Give me a bold prediction for this season.
Ben Jones: I don’t know how, I don’t know when, but I absolutely know that Austin Martin’s hair will cause him to make a game-losing mistake. Maybe it gets in his eyes during a crucial at-bat. Maybe his glove gets caught in it as he goes to make a leaping grab in left field. Maybe a bird takes up residence in his luscious mane, they develop an unbreakable bond, and said bird hears the high frequencies of the PitchCom device and starts whispering pitches into Martin’s ear but often gets it wrong because it’s still new to english.
There’s no way to know the specifics, but I guarantee it will happen.

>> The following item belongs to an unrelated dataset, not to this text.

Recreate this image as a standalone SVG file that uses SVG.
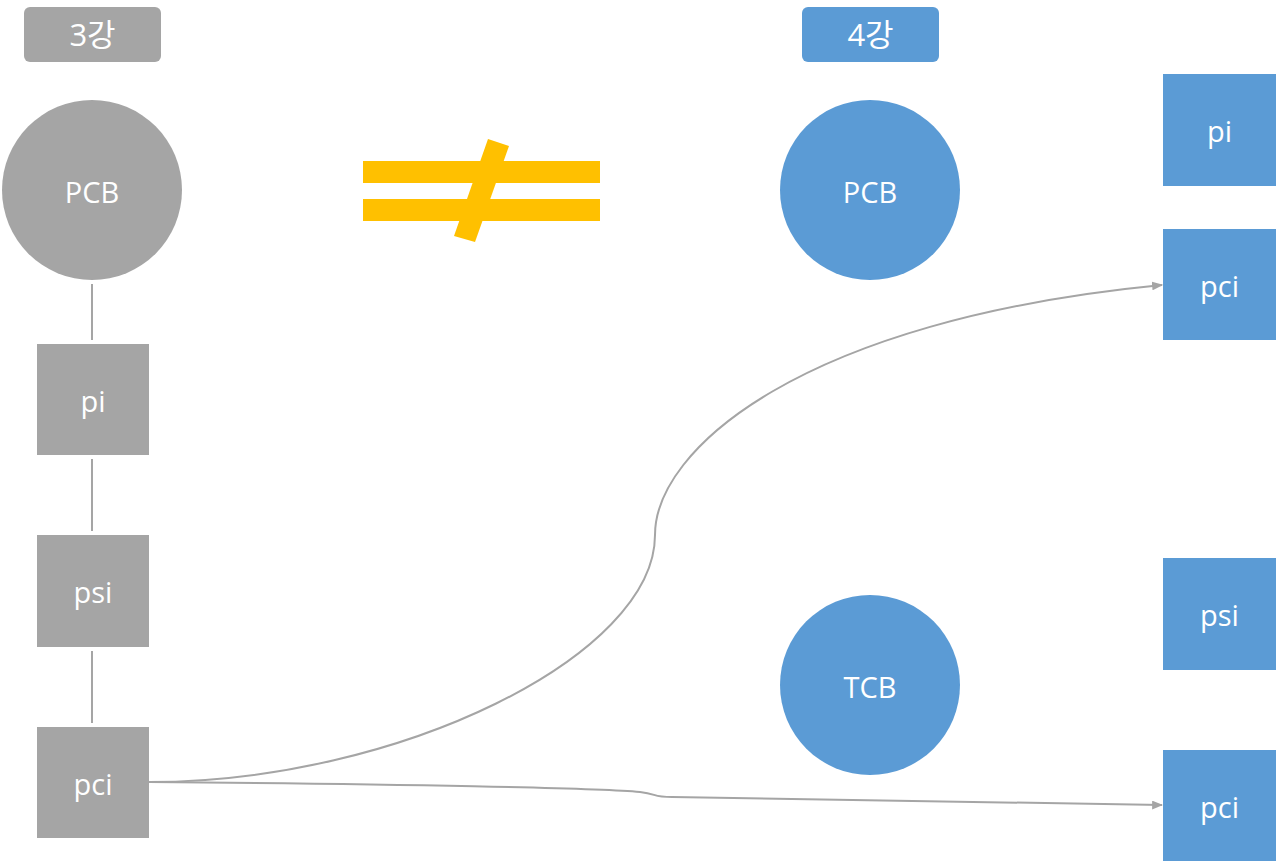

I can feel it my bones.
Matt Monitto: Due to a positional change forcing them to use their DH in the field, Kody Funderburk is forced to bat in a late June game and homers.
Zach Koenig: If by some chance the Twins are in contention on August 13—the Field of Dreams game—they are able to summon the ghost of Walter Johnson out of the corn. He hadn’t shown up with the 1919 bunch back in the Ray Kinsella Era because the notoriously above-board Big Train would never associate with known gamblers. Because he is, well, Walter Johnson, he immediately pitches a perfect game in Dyersville and the Twins are the new AL favorites. Because Minnesota is, well, Minnesota, he feels “a little something” in his elbow the next day and is diagnosed with a torn ACL. Because he can’t step over the chalk line of any ballpark, the surgery must be performed by Archibald “Moonlight” Graham, who of course botches it because he lived decades before Tommy John’s landmark procedure. The Twins collapse the rest of the way.
James Filmore: The Twins finish 72-36 because… the season will be canceled in August when the Twins are on the verge of clinching a #1 playoff seed, just because MLB hates YOU personally. Not Twins fans in general, just YOU. YOU know who YOU are and YOU know what YOU did.
John Foley: No fewer than five Twins finish the season with 10+ home runs and 10+ stolen bases. (They had 3 do it last year, none in 2024, and 1 in 2023).
Sandwiches: The Twims will set the record for the most innings pitched by position players in a season by a long shot, most of them by Kody Clemens, enough for him to qualify for some sort of award. Maybe best K/9 by a reliever.
Hans Hollander: T.C. Bear announces he has twin sons: Lil’ Minnie and Paulie B(ear). (Editor’s note: the notoriously litigious Disney Corporation already has a cease-and-desist in the mail, Hans. Nobody infringes upon Michael Theodore Mouse’s wife’s copyrighted name, image, or likeness. You can’t just say things like this on Al Gore’s internet!)